Data section ->
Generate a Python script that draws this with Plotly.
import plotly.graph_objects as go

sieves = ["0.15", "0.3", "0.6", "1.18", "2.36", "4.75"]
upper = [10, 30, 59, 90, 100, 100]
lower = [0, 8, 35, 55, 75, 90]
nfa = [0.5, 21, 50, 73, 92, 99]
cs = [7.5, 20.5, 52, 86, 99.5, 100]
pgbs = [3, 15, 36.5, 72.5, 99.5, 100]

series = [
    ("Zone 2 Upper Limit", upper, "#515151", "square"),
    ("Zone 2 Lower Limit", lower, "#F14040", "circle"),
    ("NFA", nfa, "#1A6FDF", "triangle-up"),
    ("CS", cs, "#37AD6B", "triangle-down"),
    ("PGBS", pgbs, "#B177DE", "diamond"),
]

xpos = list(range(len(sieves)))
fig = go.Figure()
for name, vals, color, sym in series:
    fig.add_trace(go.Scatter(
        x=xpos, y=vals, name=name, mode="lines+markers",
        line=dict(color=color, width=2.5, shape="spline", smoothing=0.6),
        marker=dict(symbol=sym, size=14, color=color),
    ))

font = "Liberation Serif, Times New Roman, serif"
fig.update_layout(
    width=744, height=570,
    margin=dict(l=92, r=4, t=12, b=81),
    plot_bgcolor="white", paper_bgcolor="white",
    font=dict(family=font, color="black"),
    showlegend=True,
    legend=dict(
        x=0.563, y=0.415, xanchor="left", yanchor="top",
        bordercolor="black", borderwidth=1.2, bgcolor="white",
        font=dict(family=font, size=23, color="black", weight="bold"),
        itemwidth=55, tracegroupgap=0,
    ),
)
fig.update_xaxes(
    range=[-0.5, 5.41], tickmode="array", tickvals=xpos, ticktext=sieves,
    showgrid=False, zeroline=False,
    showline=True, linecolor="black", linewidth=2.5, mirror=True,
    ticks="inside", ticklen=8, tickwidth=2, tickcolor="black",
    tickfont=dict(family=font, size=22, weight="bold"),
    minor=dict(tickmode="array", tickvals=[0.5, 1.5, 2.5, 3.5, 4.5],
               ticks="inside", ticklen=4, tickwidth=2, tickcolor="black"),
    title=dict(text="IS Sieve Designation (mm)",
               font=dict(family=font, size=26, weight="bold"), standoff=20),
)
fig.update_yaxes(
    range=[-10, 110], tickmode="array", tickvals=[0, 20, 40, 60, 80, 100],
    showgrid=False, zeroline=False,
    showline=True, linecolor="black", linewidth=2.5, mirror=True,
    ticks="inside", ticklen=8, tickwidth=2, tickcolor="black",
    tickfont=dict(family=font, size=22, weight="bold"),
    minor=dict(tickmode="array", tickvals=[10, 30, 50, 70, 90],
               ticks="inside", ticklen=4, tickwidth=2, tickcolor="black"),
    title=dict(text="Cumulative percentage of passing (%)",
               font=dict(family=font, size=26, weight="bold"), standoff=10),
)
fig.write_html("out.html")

The request -> What are the exact lines from the beginning of the material through the line containing "pgbs = [3, 15, 36.5, 72.5, 99.5, 100]"? Write out those lines alone.

The solution ->
Generate a Python script that draws this with Plotly.
import plotly.graph_objects as go

sieves = ["0.15", "0.3", "0.6", "1.18", "2.36", "4.75"]
upper = [10, 30, 59, 90, 100, 100]
lower = [0, 8, 35, 55, 75, 90]
nfa = [0.5, 21, 50, 73, 92, 99]
cs = [7.5, 20.5, 52, 86, 99.5, 100]
pgbs = [3, 15, 36.5, 72.5, 99.5, 100]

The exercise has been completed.